There are many pet owners that don't want their animal on certain pieces of furniture. If this includes you, remember that you'll have to show your pet where they are allowed to sit. Don't expect him to understand. If your pet knows, but still acts out, try:
1. Using Tape: This works great for dogs who hop up on counter tops or furniture. Place some sticky tape along the edge of the furniture or counter top. Dogs hate the sensation of their paws getting stuck, so this is almost always a one shot cure.
2. The Down Command: Teach your dog the meaning of the word "down" and enforce it.
Dogs are born chewers. The instinct comes so naturally that your pet may not even be aware that gnawing through the couch cushions will upset you. Curb inappropriate chewing by:
1. Teaching the "no" command. You can never underestimate the simple fact that your dog just doesn't know right from wrong. It's your responsibility to guide your pet.

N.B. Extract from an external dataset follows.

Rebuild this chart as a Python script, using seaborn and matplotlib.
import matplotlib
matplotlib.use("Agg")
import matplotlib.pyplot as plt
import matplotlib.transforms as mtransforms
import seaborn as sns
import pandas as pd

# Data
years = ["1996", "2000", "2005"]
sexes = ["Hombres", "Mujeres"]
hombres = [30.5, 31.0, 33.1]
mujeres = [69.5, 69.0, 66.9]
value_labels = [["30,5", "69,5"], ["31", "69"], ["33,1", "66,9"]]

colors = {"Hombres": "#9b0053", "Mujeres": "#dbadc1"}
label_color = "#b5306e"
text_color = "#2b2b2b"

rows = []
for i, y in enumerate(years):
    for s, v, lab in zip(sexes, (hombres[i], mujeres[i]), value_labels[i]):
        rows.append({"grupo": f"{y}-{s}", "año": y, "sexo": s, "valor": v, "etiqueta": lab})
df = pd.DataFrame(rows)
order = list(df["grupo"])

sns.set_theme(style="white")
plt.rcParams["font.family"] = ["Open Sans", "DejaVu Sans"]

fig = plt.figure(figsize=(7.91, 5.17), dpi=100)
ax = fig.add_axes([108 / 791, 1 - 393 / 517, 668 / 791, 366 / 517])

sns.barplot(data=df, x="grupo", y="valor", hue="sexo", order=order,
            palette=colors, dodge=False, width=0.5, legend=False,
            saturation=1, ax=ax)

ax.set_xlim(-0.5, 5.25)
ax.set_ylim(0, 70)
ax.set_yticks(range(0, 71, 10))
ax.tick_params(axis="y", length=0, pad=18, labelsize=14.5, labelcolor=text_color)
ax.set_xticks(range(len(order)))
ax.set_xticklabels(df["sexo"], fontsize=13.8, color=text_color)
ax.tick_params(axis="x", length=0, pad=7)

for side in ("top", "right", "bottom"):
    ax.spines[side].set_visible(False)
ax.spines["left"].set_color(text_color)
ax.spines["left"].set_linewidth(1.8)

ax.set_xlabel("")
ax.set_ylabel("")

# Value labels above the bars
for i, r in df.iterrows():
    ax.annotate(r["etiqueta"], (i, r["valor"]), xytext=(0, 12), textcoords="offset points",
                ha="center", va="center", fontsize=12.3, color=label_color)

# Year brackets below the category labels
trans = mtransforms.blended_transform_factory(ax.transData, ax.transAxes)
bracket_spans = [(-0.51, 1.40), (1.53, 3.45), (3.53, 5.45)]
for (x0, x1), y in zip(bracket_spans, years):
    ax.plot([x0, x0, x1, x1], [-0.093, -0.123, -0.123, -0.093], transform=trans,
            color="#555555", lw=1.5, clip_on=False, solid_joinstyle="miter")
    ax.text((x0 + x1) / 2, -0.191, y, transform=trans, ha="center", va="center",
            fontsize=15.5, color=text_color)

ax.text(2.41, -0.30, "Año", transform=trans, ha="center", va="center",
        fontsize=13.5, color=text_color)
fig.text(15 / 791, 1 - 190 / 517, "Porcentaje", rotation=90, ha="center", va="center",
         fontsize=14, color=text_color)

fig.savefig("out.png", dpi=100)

2. New Toys. Many dogs chew out of extreme boredom. If you're at work or in school all day, your dog is home alone with eight hours to fill. A new toy (or at least rotating old ones) can often help your pet to entertain himself while you are away. Make the toys as appealing as possible. Dipping a plastic chew toy in beef broth turns the toy into a new treat. Smearing peanut butter on a piece of rawhide also works wonders.

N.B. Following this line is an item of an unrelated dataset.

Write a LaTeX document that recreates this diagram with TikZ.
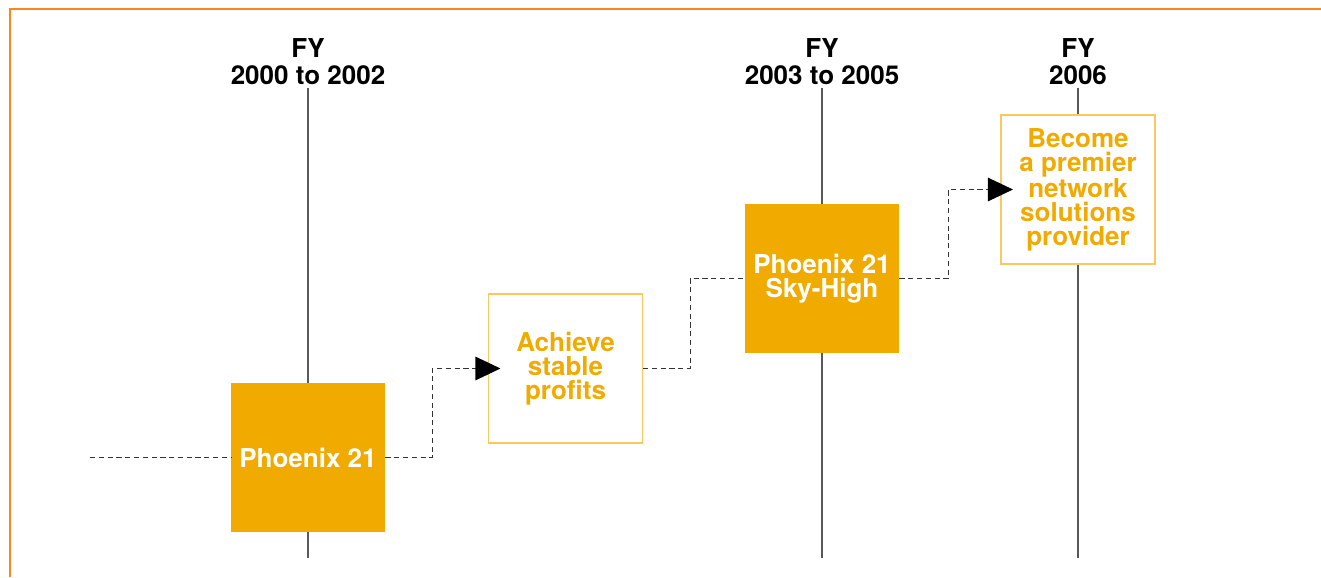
\documentclass[tikz,border=0pt]{standalone}
\usepackage{fontspec}
\setmainfont{TeX Gyre Heros}
\usetikzlibrary{arrows.meta,positioning}
\definecolor{planfill}{RGB}{240,170,0}
\definecolor{planline}{RGB}{249,200,96}
\definecolor{frameorange}{RGB}{247,136,31}
\tikzset{
  yearlabel/.style={align=center, font=\fontsize{14.8}{15.4}\selectfont\bfseries},
  timeline/.style={line width=0.6pt, color=black!65},
  planbox/.style={minimum width=3.08cm, minimum height=2.98cm, inner sep=0pt, align=center,
    font=\fontsize{14.8}{13.6}\selectfont\bfseries},
  stagebox/.style={planbox, fill=planfill, text=white},
  goalbox/.style={planbox, draw=planline, line width=0.6pt, fill=white, text=planfill},
  flowline/.style={line width=0.6pt, color=black!80, dash pattern=on 3pt off 2pt},
  flowarrow/.style={flowline, -{Triangle[length=0.5cm, width=0.47cm, color=black]}, shorten >=-0.25cm}
}

\begin{document}
\begin{tikzpicture}
			%%%%% START %%%%%
			\useasboundingbox (0, 0) rectangle (26.42, 11.54);
			
			\draw[line width=1.1pt, color=frameorange] (0.2, 0) -- (0.2, 11.36) -- (26.42, 11.36);
			
			\node[yearlabel] (fy1) at (6.16, 10.30) {FY\\2000 to 2002};
			\node[yearlabel] (fy2) at (16.44, 10.30) {FY\\2003 to 2005};
			\node[yearlabel] (fy3) at (21.56, 10.30) {FY\\2006};
			
			\draw[timeline] (6.16, 9.78) -- (6.16, 0.38);
			\draw[timeline] (16.44, 9.78) -- (16.44, 0.38);
			\draw[timeline] (21.56, 9.78) -- (21.56, 0.38);
			
			\node[stagebox] (phoenix) at (6.16, 2.39) {Phoenix 21};
			\node[goalbox] (profits) at (11.31, 4.17) {Achieve\\stable\\profits};
			\node[stagebox] (skyhigh) at (16.44, 5.97) {Phoenix 21\\Sky-High};
			\node[goalbox] (premier) at (21.56, 7.75) {Become\\a premier\\network\\solutions\\provider};
			
			\coordinate (start) at (1.8, 2.39);
			\draw[flowline] (start) -- (phoenix.west);
			\draw[flowarrow] (phoenix.east) -- ++(0.94, 0) |- (profits.west);
			\draw[flowline] (profits.east) -- ++(0.94, 0) |- (skyhigh.west);
			\draw[flowarrow] (skyhigh.east) -- ++(0.98, 0) |- (premier.west);
			
			%%%%% END %%%%%
\end{tikzpicture}
\end{document}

3. Reach for the Hot Sauce. If your dog still isn't responding, try putting hot pepper sauce around the area you want your dog to stay away from. Tabasco sauce wipes easily off almost everything and one taste is all your dog needs to learn his lesson. There are also commercial "bitter apple" sprays you can purchase that have the same end result.
4. Guard your valuables. Putting your shoes away in a closet and keeping the house picked up will also deter your dog. Dogs are more likely to chew on items which have been sitting out in "their space" than they are to go digging for your most expensive pumps.
Dogs jump up on people because they're excited, they want to say 'hello' or they feel the need to show dominance. Stop hazardous jumping by:
1. Never letting him start. If you're a puppy owner, you have the easiest job of all. Just don't ever let him jump. Follow every jump up with the firm command, "off."
2. Mellow out. If your dogs is in the bad practice of jumping on you when you arrive home at night, begin ignoring him. Walk in, say 'hello' quietly and go about your business. The more you excite your dog, the more you show him it's acceptable to jump up
3. The Down Word. Extending an open faced palm toward your dog and firmly saying "down," will help your dog to realize his guidelines. Older dogs will take longer to respond to this, but most veterinarians agree that this command is one your dog needs to know, no matter what his age.
Dogs need to lick themselves for hygiene puposes, but too much self-licking can cause hair loss, infection and skin damage. The easiest way to end a licking problem is to figure out why your dog is doing it. Many dogs lick themselves excessively when they suffer from a food or environmental allergy. If licking is happening for other reasons, reach for the bitters. Placing something spicy or sour on your dogs paws (or other lickable areas) will discourage licking, as well. If your dog is licking out of boredom, try a walk, a trip to the park or a few minutes of playtime.
Excessive barking is the most common complaint from dog owners. Often, dogs bark to warn you of something they fear; a guest arriving at the door, a stray animal outside or loud noises they don't understand. Dogs also bark when excited. A firm, "no" is the easiest way to curb barking. Locking the dog up in a separate room until they've calmed also works well. For extra stubborn dogs, place some coins inside an aluminum soda can and tape the opening shut. When your dog barks, shake the can. After a few rounds of this, your dog will understand that when the can is being shaken, he's doing something wrong.
The easiest way to teach your dog new and better behaviors is to take it slow. Praise your pet for each small step he makes. Just like you, your dog responds better to positive reinforcement.